**TASK INSTRUCTIONS**
Only the lines between the line with "Give me the Chart.js source for this chart." and the line with "0.46, 12.13, 0.67];", together with those two lines themselves, are to be copied exactly.

**RECORDS TO USE**
++++++++

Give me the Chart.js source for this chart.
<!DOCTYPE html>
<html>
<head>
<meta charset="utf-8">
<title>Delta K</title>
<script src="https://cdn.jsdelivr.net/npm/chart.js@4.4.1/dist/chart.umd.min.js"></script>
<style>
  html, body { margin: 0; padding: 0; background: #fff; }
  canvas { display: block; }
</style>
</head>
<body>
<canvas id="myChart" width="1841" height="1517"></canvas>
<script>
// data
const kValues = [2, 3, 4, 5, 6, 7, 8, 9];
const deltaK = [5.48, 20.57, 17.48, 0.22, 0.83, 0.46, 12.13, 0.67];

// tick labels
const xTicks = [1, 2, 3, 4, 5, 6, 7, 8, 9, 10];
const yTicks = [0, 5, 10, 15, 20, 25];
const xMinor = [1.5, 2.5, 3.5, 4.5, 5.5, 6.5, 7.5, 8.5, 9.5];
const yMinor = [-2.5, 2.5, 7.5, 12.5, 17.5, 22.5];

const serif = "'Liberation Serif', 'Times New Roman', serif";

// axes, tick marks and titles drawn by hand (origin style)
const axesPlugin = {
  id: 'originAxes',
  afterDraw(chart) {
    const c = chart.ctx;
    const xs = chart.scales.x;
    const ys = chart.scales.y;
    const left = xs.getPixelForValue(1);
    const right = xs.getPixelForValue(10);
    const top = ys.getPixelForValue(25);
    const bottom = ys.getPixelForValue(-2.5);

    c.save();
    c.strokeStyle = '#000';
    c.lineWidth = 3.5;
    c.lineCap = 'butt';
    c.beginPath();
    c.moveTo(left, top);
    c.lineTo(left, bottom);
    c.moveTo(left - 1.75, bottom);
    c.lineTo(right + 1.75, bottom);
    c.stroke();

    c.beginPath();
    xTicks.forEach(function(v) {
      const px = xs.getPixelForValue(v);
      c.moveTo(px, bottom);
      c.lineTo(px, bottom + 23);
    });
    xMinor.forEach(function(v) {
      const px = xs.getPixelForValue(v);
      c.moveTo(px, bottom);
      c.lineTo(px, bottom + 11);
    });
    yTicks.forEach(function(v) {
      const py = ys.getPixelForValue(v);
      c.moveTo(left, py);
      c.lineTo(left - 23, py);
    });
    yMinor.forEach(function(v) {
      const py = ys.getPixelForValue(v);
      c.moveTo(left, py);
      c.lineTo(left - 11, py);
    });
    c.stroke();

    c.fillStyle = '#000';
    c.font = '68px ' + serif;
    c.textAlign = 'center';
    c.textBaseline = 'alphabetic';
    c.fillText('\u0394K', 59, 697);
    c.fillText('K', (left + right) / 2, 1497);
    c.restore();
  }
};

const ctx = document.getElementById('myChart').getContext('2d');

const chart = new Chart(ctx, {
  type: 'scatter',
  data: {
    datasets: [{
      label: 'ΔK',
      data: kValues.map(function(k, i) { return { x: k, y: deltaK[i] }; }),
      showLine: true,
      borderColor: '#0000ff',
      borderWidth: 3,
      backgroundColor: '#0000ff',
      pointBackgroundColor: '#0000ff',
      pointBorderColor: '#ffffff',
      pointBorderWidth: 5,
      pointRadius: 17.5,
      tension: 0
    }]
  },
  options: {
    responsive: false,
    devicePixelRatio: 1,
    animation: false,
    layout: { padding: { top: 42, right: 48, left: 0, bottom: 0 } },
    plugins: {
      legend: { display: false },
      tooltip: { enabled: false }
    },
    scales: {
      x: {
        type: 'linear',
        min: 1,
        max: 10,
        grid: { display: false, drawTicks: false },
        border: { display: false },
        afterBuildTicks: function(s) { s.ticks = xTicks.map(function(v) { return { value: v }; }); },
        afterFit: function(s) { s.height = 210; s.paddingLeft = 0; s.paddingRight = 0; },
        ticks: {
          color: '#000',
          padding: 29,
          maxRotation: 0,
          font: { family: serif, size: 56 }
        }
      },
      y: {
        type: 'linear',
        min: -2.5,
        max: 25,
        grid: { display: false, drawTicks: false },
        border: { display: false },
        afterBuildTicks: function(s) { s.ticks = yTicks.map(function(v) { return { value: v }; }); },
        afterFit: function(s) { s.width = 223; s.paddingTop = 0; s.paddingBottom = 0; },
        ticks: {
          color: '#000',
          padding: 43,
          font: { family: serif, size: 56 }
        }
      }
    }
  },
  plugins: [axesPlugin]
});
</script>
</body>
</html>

++++++++

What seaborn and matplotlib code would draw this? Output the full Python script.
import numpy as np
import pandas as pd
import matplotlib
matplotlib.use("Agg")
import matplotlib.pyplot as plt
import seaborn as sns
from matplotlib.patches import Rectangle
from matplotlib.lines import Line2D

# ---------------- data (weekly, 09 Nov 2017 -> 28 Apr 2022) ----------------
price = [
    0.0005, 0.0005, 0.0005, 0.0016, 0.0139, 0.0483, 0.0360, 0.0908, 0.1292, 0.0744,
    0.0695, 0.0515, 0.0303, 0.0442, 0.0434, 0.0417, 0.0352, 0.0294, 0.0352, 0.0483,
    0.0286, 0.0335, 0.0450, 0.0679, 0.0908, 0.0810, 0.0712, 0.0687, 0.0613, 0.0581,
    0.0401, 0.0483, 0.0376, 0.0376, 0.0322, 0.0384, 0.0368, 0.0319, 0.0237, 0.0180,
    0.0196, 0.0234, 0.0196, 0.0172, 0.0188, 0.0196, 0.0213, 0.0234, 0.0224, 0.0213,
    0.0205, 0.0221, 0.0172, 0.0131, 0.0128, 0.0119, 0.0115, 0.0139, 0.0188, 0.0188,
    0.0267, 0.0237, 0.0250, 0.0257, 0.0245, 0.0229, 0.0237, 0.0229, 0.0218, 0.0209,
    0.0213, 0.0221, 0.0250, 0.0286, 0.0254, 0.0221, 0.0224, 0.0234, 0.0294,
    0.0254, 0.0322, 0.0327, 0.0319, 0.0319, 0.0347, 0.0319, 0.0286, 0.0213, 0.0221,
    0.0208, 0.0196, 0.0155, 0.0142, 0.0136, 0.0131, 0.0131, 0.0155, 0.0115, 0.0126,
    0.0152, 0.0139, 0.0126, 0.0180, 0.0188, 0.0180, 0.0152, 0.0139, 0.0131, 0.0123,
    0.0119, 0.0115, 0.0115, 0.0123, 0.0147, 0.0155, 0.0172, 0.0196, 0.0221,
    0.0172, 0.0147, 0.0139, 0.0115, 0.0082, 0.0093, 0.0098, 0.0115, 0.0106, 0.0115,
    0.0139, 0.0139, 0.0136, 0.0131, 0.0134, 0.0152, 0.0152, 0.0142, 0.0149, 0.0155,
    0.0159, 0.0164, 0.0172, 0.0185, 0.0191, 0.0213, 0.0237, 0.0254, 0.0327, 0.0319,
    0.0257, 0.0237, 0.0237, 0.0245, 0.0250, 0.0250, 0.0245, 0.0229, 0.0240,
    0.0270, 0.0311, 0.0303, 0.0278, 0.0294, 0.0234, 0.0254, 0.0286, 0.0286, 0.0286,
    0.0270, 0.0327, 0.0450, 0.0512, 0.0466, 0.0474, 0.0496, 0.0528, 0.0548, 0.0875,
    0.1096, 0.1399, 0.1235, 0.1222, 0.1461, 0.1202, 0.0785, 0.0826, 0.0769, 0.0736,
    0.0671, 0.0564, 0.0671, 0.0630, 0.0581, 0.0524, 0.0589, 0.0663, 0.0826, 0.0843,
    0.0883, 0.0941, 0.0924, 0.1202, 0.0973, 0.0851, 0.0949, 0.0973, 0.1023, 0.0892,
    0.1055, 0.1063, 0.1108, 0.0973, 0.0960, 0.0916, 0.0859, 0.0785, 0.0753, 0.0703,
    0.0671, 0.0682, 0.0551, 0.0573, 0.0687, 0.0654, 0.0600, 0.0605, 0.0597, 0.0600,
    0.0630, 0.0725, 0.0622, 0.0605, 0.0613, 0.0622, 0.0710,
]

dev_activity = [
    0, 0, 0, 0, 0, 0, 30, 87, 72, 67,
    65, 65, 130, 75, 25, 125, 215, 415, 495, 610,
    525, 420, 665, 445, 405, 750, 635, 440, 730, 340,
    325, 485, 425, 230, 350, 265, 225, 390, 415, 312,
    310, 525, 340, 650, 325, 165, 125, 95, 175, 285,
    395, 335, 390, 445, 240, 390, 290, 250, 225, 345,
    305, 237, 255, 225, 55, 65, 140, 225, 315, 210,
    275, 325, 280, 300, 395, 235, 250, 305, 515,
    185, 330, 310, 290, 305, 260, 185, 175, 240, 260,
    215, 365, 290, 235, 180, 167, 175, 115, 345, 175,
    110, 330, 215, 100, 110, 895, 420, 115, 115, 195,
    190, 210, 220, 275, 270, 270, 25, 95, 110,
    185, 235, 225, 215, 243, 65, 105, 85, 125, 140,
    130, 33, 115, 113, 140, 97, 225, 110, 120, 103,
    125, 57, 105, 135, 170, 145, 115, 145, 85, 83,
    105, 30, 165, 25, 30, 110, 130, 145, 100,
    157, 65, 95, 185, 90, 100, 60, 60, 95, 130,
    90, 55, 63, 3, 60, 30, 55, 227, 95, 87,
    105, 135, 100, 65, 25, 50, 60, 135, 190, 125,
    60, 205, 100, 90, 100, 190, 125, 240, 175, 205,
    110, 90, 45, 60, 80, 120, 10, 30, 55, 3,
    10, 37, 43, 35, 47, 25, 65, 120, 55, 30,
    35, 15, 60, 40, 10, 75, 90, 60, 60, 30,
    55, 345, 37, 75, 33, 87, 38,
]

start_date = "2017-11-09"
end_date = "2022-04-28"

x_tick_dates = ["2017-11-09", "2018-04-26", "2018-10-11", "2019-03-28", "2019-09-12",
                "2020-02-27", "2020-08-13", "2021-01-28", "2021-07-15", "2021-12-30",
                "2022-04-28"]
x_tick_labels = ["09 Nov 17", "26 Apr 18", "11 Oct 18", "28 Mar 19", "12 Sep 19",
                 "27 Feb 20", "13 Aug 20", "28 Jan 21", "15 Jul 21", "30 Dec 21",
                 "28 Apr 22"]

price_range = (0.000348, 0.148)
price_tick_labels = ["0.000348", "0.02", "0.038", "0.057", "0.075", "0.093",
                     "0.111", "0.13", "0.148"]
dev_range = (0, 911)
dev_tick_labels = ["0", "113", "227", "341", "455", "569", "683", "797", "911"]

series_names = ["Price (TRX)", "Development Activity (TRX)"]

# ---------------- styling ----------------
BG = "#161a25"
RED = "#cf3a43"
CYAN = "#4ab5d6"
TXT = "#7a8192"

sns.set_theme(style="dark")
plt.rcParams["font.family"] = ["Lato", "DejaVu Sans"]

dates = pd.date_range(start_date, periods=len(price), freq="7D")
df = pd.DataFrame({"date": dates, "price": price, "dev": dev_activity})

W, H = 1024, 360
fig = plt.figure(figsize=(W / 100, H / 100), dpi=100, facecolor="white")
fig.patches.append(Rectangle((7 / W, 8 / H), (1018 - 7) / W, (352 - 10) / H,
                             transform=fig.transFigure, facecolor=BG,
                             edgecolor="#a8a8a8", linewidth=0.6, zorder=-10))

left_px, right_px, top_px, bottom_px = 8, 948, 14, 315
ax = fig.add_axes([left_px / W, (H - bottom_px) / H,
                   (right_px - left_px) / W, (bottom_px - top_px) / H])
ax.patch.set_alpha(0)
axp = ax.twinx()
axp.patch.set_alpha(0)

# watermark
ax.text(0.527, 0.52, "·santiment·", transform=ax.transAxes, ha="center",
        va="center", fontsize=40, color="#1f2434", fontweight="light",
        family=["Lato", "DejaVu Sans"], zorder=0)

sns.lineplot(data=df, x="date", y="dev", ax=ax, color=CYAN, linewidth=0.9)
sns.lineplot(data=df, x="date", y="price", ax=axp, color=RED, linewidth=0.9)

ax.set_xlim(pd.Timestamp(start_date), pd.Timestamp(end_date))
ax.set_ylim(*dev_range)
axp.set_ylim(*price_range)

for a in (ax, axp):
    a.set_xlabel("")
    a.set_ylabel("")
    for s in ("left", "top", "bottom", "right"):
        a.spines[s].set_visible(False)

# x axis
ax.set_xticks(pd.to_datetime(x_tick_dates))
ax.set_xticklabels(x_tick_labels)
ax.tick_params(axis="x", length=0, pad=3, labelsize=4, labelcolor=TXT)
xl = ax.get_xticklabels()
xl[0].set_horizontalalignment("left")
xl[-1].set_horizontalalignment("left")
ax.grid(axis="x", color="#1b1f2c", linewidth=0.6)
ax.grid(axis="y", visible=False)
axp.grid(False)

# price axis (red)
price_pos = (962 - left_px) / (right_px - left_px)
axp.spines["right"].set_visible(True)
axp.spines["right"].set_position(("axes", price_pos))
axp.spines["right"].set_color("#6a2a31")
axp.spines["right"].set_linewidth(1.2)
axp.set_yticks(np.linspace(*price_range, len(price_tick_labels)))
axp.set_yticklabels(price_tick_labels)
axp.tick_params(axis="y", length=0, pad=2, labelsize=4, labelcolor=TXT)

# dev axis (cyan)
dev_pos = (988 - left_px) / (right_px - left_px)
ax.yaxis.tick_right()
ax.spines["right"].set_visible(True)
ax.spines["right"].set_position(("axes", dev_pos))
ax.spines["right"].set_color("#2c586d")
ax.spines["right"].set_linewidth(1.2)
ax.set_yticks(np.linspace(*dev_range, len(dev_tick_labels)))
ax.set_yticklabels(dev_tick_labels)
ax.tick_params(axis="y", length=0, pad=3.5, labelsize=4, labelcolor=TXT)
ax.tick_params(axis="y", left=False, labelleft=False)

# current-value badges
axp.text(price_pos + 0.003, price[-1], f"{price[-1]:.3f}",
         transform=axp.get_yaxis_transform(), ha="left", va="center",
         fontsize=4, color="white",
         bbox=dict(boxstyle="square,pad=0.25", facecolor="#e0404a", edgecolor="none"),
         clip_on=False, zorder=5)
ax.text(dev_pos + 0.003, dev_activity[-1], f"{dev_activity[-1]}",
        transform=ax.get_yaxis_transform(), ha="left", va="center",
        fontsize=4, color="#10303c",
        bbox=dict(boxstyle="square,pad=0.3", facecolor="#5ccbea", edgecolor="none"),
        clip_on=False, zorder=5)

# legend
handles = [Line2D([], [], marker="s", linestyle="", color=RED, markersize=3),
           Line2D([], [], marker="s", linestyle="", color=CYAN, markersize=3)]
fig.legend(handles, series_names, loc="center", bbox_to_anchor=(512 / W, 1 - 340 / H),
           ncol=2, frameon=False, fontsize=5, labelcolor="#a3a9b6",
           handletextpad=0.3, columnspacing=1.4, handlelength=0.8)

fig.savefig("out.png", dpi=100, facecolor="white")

++++++++

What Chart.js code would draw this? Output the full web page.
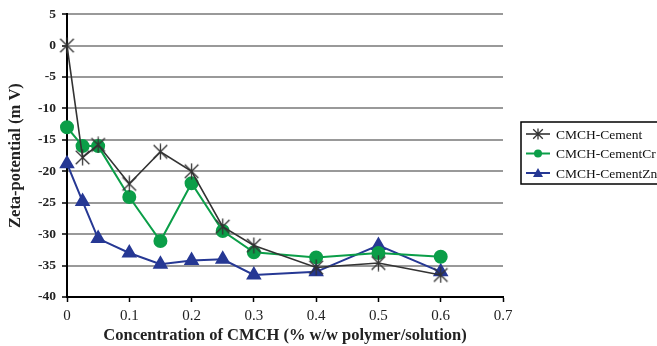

++++++++

**FULL SOLUTION**
Give me the Chart.js source for this chart.
<!DOCTYPE html>
<html>
<head>
<meta charset="utf-8">
<title>Delta K</title>
<script src="https://cdn.jsdelivr.net/npm/chart.js@4.4.1/dist/chart.umd.min.js"></script>
<style>
  html, body { margin: 0; padding: 0; background: #fff; }
  canvas { display: block; }
</style>
</head>
<body>
<canvas id="myChart" width="1841" height="1517"></canvas>
<script>
// data
const kValues = [2, 3, 4, 5, 6, 7, 8, 9];
const deltaK = [5.48, 20.57, 17.48, 0.22, 0.83, 0.46, 12.13, 0.67];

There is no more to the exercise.